:: WHAT YOU WILL DO ::
Copy exactly the lines from the start of the material through the line with "from matplotlib.ticker import". Pictures stay out of the copy.

:: DATA SHOWN ::
###

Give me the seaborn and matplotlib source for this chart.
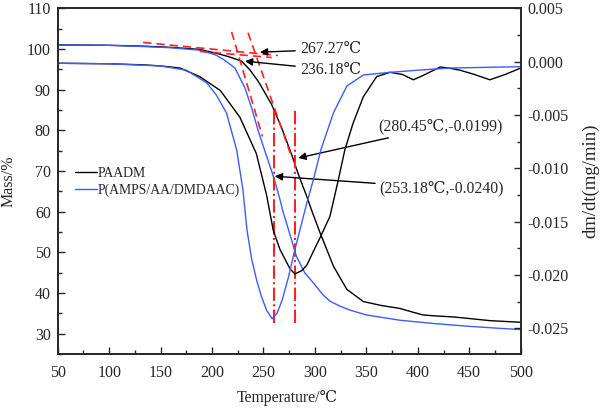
import matplotlib
matplotlib.use("Agg")
import matplotlib.pyplot as plt
import seaborn as sns
from matplotlib.ticker import MultipleLocator, FuncFormatter

# TG curves (left axis, Mass/%)
paadm_tg_t = [50, 100, 133, 160, 188, 203, 215, 228.8, 237, 245, 251, 258, 267.7, 277.4, 284,
              292, 298, 305, 318, 331, 347, 365, 382.6, 395, 405, 415, 435, 447, 470, 500]
paadm_tg_m = [101.0, 100.9, 100.7, 100.4, 99.9, 99.0, 98.2, 97.0, 94.8, 92.0, 89.4, 86.3, 80.6, 74.0, 69.1,
              63.8, 59.5, 54.8, 46.6, 40.9, 37.9, 36.9, 36.2, 35.3, 34.6, 34.4, 34.1, 33.8, 33.2, 32.8]

pamps_tg_t = [50, 100, 133, 160, 188, 203, 212, 222.3, 232, 238.5, 245, 251.5, 258, 261, 266, 269, 275,
              282, 290, 298.4, 308, 314.6, 324, 334, 350, 382.6, 415, 450, 480, 500]
pamps_tg_m = [101.0, 100.9, 100.6, 100.3, 99.7, 98.6, 97.3, 95.3, 90.4, 85.5, 79.8, 74.8, 69.9, 67.5, 63.0, 60.0, 55.0,
              49.0, 45.0, 42.5, 39.5, 38.0, 36.8, 35.8, 34.6, 33.3, 32.5, 31.8, 31.3, 31.0]

# DTG curves (right axis, dm/dt)
paadm_dtg_t = [50, 100, 133, 150, 169, 188, 208, 227, 243, 253, 259.5, 266, 275.7, 280.5, 287, 292, 298.4,
               305, 314.6, 322.7, 329, 337, 347, 360, 373, 385, 395.6, 405, 421.8, 430, 441, 455, 470, 485, 500]
paadm_dtg_d = [-0.00015, -0.0002, -0.0003, -0.0004, -0.0006, -0.0014, -0.0027, -0.0052, -0.0086, -0.0125,
               -0.0158, -0.0176, -0.0194, -0.0199, -0.0196, -0.0191, -0.0178, -0.0165, -0.0145, -0.0111,
               -0.0083, -0.0058, -0.0033, -0.0014, -0.0010, -0.0012, -0.0017, -0.0013, -0.0005, -0.0006,
               -0.0008, -0.0012, -0.0017, -0.0012, -0.0006]

pamps_dtg_t = [50, 100, 149.5, 175, 195, 204, 214, 224, 230, 234, 238.5, 243.4, 248, 253, 258.5, 263, 268,
               274, 280.6, 292, 298.4, 306, 318, 331, 347, 373, 400, 431, 500]
pamps_dtg_d = [-0.00015, -0.0002, -0.0004, -0.0008, -0.0020, -0.0031, -0.0048, -0.0083, -0.0120, -0.0158,
               -0.0185, -0.0205, -0.0220, -0.0233, -0.0241, -0.0236, -0.0224, -0.0203, -0.0176, -0.0133,
               -0.0111, -0.0082, -0.0048, -0.0023, -0.00125, -0.0010, -0.0008, -0.0006, -0.00047]

# red construction lines (Temperature, Mass)
base1_t, base1_m = [133, 264], [101.6, 98.4]
base2_t, base2_m = [188, 258], [99.4, 97.9]
tan_a_t, tan_a_m = [219, 249], [104.2, 78.5]
tan_b_t, tan_b_m = [235, 276], [104.0, 74.4]
peak_t = [260, 280.45]
peak_m = [85.5, 32.7]

sns.set_style("ticks")
plt.rcParams['font.family'] = ['Liberation Serif', 'DejaVu Serif']
plt.rcParams['axes.unicode_minus'] = False
plt.rcParams['font.size'] = 11

fig = plt.figure(figsize=(6, 4.09), dpi=100)
ax = fig.add_axes([0.0962, 0.1345, 0.7716, 0.8452])
ax2 = ax.twinx()

black = '#000000'
blue = '#3b5bfd'
red = '#ff2020'

sns.lineplot(x=paadm_tg_t, y=paadm_tg_m, ax=ax, color=black, lw=1.0, label='PAADM')
sns.lineplot(x=pamps_tg_t, y=pamps_tg_m, ax=ax, color=blue, lw=1.0, label='P(AMPS/AA/DMDAAC)')
sns.lineplot(x=paadm_dtg_t, y=paadm_dtg_d, ax=ax2, color=black, lw=1.0, legend=False)
sns.lineplot(x=pamps_dtg_t, y=pamps_dtg_d, ax=ax2, color=blue, lw=1.0, legend=False)

for xs, ys in [(base1_t, base1_m), (base2_t, base2_m), (tan_a_t, tan_a_m), (tan_b_t, tan_b_m)]:
    ax.plot(xs, ys, color=red, lw=1.2, ls=(0, (5, 3)))
ax.vlines(peak_t, peak_m[1], peak_m[0], color=red, lw=1.5, ls='-.')

ax.set_xlim(50, 500)
ax.set_ylim(25, 110)
ax2.set_ylim(-0.0274, 0.005)

ax.xaxis.set_major_locator(MultipleLocator(50))
ax.xaxis.set_minor_locator(MultipleLocator(25))
ax.yaxis.set_major_locator(MultipleLocator(10))
ax.yaxis.set_minor_locator(MultipleLocator(5))
ax2.yaxis.set_major_locator(MultipleLocator(0.005))
ax2.yaxis.set_minor_locator(MultipleLocator(0.0025))
ax2.yaxis.set_major_formatter(FuncFormatter(lambda v, p: f"{round(v, 4) + 0.0:.3f}"))

ax.tick_params(axis='both', which='both', direction='in', top=False, right=False, labelsize=11.5, pad=5)
ax.tick_params(axis='x', which='both', pad=8)
ax.tick_params(which='major', length=5, width=1)
ax.tick_params(which='minor', length=3, width=1)
ax2.tick_params(axis='y', which='both', direction='in', labelsize=11.5, pad=5)
ax2.tick_params(which='major', length=5, width=1)
ax2.tick_params(which='minor', length=3, width=1)
for a in (ax, ax2):
    for s in a.spines.values():
        s.set_linewidth(1.2)
        s.set_visible(True)

ax.set_xlabel('Temperature/℃', fontsize=11.3)
ax.set_ylabel('Mass/%', fontsize=11.5)
ax2.set_ylabel('dm/dt(mg/min)', fontsize=13.5)
ax.xaxis.set_label_coords(0.497, -0.104)
ax.yaxis.set_label_coords(-0.088, 0.5)
ax2.yaxis.set_label_coords(1.132, 0.5)

arrow = dict(arrowstyle='-|>', color='black', lw=1.0, mutation_scale=11, shrinkA=1, shrinkB=0)
ax.annotate('267.27℃', xy=(246.5, 99.2), xytext=(285.4, 99.9), ha='left', va='center', fontsize=11.3, arrowprops=arrow)
ax.annotate('236.18℃', xy=(232, 97.0), xytext=(285.4, 94.9), ha='left', va='center', fontsize=11.3, arrowprops=arrow)
ax.annotate('(280.45℃,-0.0199)', xy=(283.8, 73.2), xytext=(361.3, 81.0), ha='left', va='center', fontsize=11.3, arrowprops=arrow)
ax.annotate('(253.18℃,-0.0240)', xy=(261, 68.7), xytext=(363, 65.8), ha='left', va='center', fontsize=11.3, arrowprops=arrow)

ax.legend(loc='upper left', bbox_to_anchor=(0.026, 0.558), frameon=False, handlelength=1.6,
          handletextpad=0.05, labelspacing=0.3, fontsize=9.9, borderaxespad=0)

fig.savefig('out.png', dpi=100)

###

:: COMPLETE ANSWER ::
Give me the seaborn and matplotlib source for this chart.
import matplotlib
matplotlib.use("Agg")
import matplotlib.pyplot as plt
import seaborn as sns
from matplotlib.ticker import MultipleLocator, FuncFormatter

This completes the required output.